UB-SMoE: Universally Balanced Sparse Mixture-of-Experts for Resource-adaptive Federated Fine-tuning of Foundation Models

ICML 2026

Van-Tuan Tran, Hong-Hanh Nguyen-Le, Marco Ruffini, Merim Dzaferagic

Trinity College Dublin · University College Dublin

Figure 1. The UB-SMoE self-reinforcing cycle. Universal Pseudo-Gradient (PG) reconstructs learning signals for non-activated experts, maintaining their viability. This enables Dynamic Modulated Routing (DMR) to effectively balance expert utilization, which in turn generates real gradients that further refine all experts — sustaining every expert across heterogeneous clients.

8.7×

better low-resource performance over heterogeneous LoRA-rank methods

45.0%

computation reduction on low-resource clients

0.4267

best avg. accuracy on Commonsense-15K (OLMoE-1B-7B)

Abstract

Heterogeneous LoRA-rank methods address system heterogeneity in federated fine-tuning of foundation models by assigning client-specific ranks based on computational capabilities. However, these methods achieve only marginal computational savings, as dense feed-forward computations dominate. Sparse Mixture-of-Experts (SMoE) provides a promising alternative through conditional computation, yet we identify that its naive application to heterogeneous federated settings introduces two critical discordances: (i) expert utilization imbalance and (ii) non-differentiability of Top-K routing.

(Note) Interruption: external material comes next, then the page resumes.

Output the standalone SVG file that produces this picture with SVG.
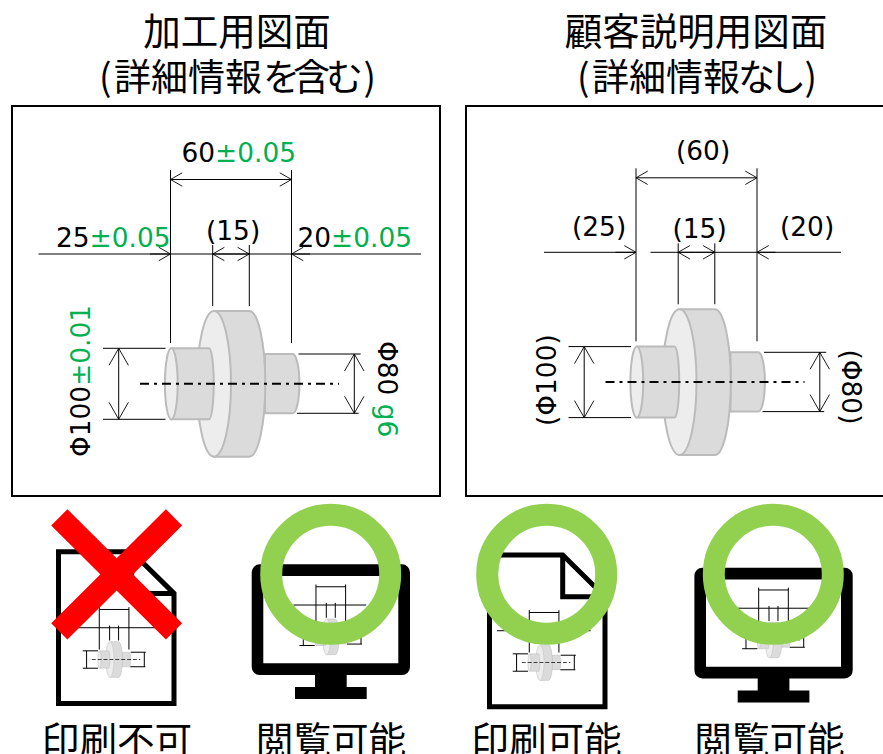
<svg xmlns="http://www.w3.org/2000/svg" width="883" height="754" viewBox="0 0 883 754">
<style>
text{font-family:"DejaVu Sans","Noto Sans CJK JP",sans-serif;font-size:26.4px;fill:#000}
.jp{font-family:"Noto Sans CJK JP",sans-serif;font-size:37.5px;text-anchor:middle}
.lb{font-size:37.6px}
.st{font-family:"Noto Sans CJK JP",sans-serif;font-size:37px}
.g{fill:#00B050}
.frame{fill:#fff;stroke:#000;stroke-width:2}
.ln{stroke:#000;stroke-width:1;fill:none;vector-effect:non-scaling-stroke}
.side{fill:#DBDBDB;stroke:#BBBBBB;stroke-width:2}
.face{fill:#EDEDED;stroke:#BBBBBB;stroke-width:2}
.cl{stroke:#000;stroke-width:2;stroke-dasharray:9 5 3 5;fill:none}
.ah{marker-end:url(#ah)}
.dh{marker-start:url(#av);marker-end:url(#av)}
.dhh{marker-start:url(#ah);marker-end:url(#ah)}
.ring{fill:none;stroke:#92D050;stroke-width:22}
.doc{fill:#fff;stroke:#000;stroke-width:5;stroke-linejoin:miter}
</style>
<defs>
<marker id="ah" markerUnits="userSpaceOnUse" markerWidth="14" markerHeight="16" refX="13" refY="8" orient="auto-start-reverse" overflow="visible"><path d="M1.3,1.3 L13,8 L1.3,14.7" fill="none" stroke="#000" stroke-width=".9"/></marker>
<marker id="av" markerUnits="userSpaceOnUse" markerWidth="20" markerHeight="22" refX="18" refY="11" orient="auto-start-reverse" overflow="visible"><path d="M1,1.3 L18,11 L1,20.7" fill="none" stroke="#000" stroke-width=".9"/></marker>
<g id="part">
<path class="side" d="M265,354H292.7A6.7,29.65 0 0 1 292.7,413.3H265Z"/>
<path class="side" d="M214,311H249.3A16,72.85 0 0 1 249.3,456.7H214Z"/>
<ellipse class="face" cx="214" cy="383.8" rx="17" ry="72.85"/>
<path class="side" d="M171.3,348.3H209A4.7,35.5 0 0 1 209,419.3H171.3Z"/>
<ellipse class="face" cx="171.3" cy="383.8" rx="6.4" ry="35.5"/>
</g>
<g id="ext">
<path class="ln" d="M170.5,170V343M291.5,170V343M212.7,245V306M249.3,245V306M103,348.3H165.5M103,419.3H165.5M298.5,354H360.7M297,413.3H358.7"/>
</g>
<g id="miniL">
<use href="#ext"/><path class="ln" d="M170.5,179.5H291.5M38.5,254H421M118.7,348.3V419.3M354.3,354V413.3"/><use href="#part"/>
<line x1="140" y1="383.7" x2="338" y2="383.7" stroke="#000" stroke-width="3" stroke-dasharray="16 8"/>
</g>
<g id="miniR">
<use href="#ext"/><path class="ln" d="M170.5,179.5H291.5M78.5,254H375.5M118.7,348.3V419.3M354.3,354V413.3"/><use href="#part"/>
<line x1="140" y1="383.7" x2="338" y2="383.7" stroke="#000" stroke-width="3" stroke-dasharray="16 8"/>
</g>
<g id="monitor">
<path fill-rule="evenodd" d="M259.7,564.3H402A8,8 0 0 1 410,572.3V667A8,8 0 0 1 402,675H346.7V687H366.7V699H295V687H315V675H259.7A8,8 0 0 1 251.7,667V572.3A8,8 0 0 1 259.7,564.3ZM263.3,576V663.3H398.3V576Z"/>
</g>
<g id="docshape">
<path class="doc" d="M489.5,555H562.7L605,596.7V706.8H489.5Z"/>
<path class="doc" style="fill:none" d="M562.7,555V596.7H605"/>
</g>
</defs>
<rect width="883" height="754" fill="#fff"/>

<g id="title-left">
<text class="jp" x="237" y="45">加工用図面</text>
<text class="st" y="91"><tspan x="99">(</tspan><tspan x="114 151 188 225 263 293 326">詳細情報を含む</tspan><tspan x="363.5">)</tspan></text>
</g>
<g id="title-right">
<text class="jp" x="696" y="45">顧客説明用図面</text>
<text class="st" y="91"><tspan x="577">(</tspan><tspan x="592 629 666 703 738 769">詳細情報なし</tspan><tspan x="804.5">)</tspan></text>
</g>

<g id="drawing-left">
<rect class="frame" x="12" y="106" width="428" height="390"/>
<use href="#part"/>
<line class="cl" x1="140" y1="383.7" x2="339" y2="383.7"/>
<text x="181.5" y="161.7">60<tspan class="g">±0.05</tspan></text>
<text x="56" y="247">25<tspan class="g">±0.05</tspan></text>
<text x="206" y="240">(15)</text>
<text x="297.5" y="246.7">20<tspan class="g">±0.05</tspan></text>
<text transform="translate(90 457) rotate(-90)">Φ100<tspan class="g">±0.01</tspan></text>
<text transform="translate(377.5 341) rotate(90)">Φ80 <tspan class="g">g6</tspan></text>
</g>

<g id="drawing-right">
<rect class="frame" x="466" y="106" width="440" height="390"/>
<use href="#part" transform="translate(465.5 -1.7)"/>
<line class="cl" x1="605.5" y1="382" x2="804.5" y2="382"/>
<text x="676" y="160">(60)</text>
<text x="572" y="236">(25)</text>
<text x="672.5" y="238">(15)</text>
<text x="780" y="236">(20)</text>
<text transform="translate(556 426) rotate(-90)">(Φ100)</text>
<text transform="translate(841.5 349.5) rotate(90)">(Φ80)</text>
</g>

<g id="connectors">
<use href="#ext"/>
<line class="ln dhh" x1="170.5" y1="179.5" x2="291.5" y2="179.5"/>
<line class="ln" x1="38.5" y1="254" x2="421" y2="254"/>
<line class="ah" stroke="#000" x1="150" y1="254" x2="170.5" y2="254"/>
<line class="ah" stroke="#000" x1="230" y1="254" x2="212.7" y2="254"/>
<line class="ah" stroke="#000" x1="230" y1="254" x2="249.3" y2="254"/>
<line class="ah" stroke="#000" x1="310" y1="254" x2="291.5" y2="254"/>
<line class="ln dh" x1="118.7" y1="348.3" x2="118.7" y2="419.3"/>
<line class="ln dh" x1="354.3" y1="354" x2="354.3" y2="413.3"/>
<use href="#ext" transform="translate(465.5 -1.7)"/>
<g transform="translate(465.5 -1.7)">
<line class="ln dhh" x1="170.5" y1="179.5" x2="291.5" y2="179.5"/>
<line class="ln" x1="78.5" y1="254" x2="170.5" y2="254"/>
<line class="ln" x1="185" y1="254" x2="375.5" y2="254"/>
<line class="ah" stroke="#000" x1="150" y1="254" x2="170.5" y2="254"/>
<line class="ah" stroke="#000" x1="230" y1="254" x2="212.7" y2="254"/>
<line class="ah" stroke="#000" x1="230" y1="254" x2="249.3" y2="254"/>
<line class="ah" stroke="#000" x1="310" y1="254" x2="291.5" y2="254"/>
<line class="ln dh" x1="118.7" y1="348.3" x2="118.7" y2="419.3"/>
<line class="ln dh" x1="354.3" y1="354" x2="354.3" y2="413.3"/>
</g>
</g>

<g id="icon-print-no">
<use href="#docshape" transform="translate(-431 -3.3)"/>
<use href="#miniL" transform="translate(57.5 565.5) scale(.245)"/>
<path d="M59.3,517.3L174,631.3M174,517.3L59.3,631.3" fill="none" stroke="#FF0000" stroke-width="23"/>
<text class="jp lb" x="117" y="753.5">印刷不可</text>
</g>

<g id="icon-view-left">
<use href="#monitor"/>
<use href="#miniR" transform="translate(274.2 542.8) scale(.245)"/>
<circle class="ring" cx="330.7" cy="574.3" r="59.5"/>
<text class="jp lb" x="331" y="753.5">閲覧可能</text>
</g>

<g id="icon-print-ok">
<use href="#docshape"/>
<use href="#miniL" transform="translate(487.5 568.5) scale(.245)"/>
<circle class="ring" cx="546.7" cy="574.3" r="59.5"/>
<text class="jp lb" x="546.5" y="753.5">印刷可能</text>
</g>

<g id="icon-view-right">
<use href="#monitor" transform="translate(442.7 3.4)"/>
<use href="#miniR" transform="translate(716.9 546) scale(.245)"/>
<circle class="ring" cx="773.3" cy="574.3" r="59.5"/>
<text class="jp lb" x="769.5" y="753.5">閲覧可能</text>
</g>
</svg>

Our convergence analysis demonstrates that these discordances lead to degraded convergence, particularly for resource-constrained clients. To address these challenges, we propose Universally Balanced Sparse Mixture-of-Experts (UB-SMoE), which introduces Dynamic Modulated Routing (DMR) to rebalance expert utilization, and a Universal Pseudo-Gradient (PG) to reconstruct learning signals for non-activated experts. These mechanisms form a self-reinforcing cycle that maintains expert viability across heterogeneous clients. Experiments on benchmarks show that UB-SMoE achieves up to 45.0% computational reduction on low-resource clients while improving their performance by 8.7× compared to existing heterogeneous LoRA-rank methods.

Motivation

Real-world federated networks comprise devices with vastly different computational budgets. A single model configuration for all devices is ineffective: we cannot exploit high-end clients if the global model is shrunk for edge devices, and a large model cannot run on low-resource clients. We need resource-adaptive fine-tuning, where models scale their capacity to match client capabilities.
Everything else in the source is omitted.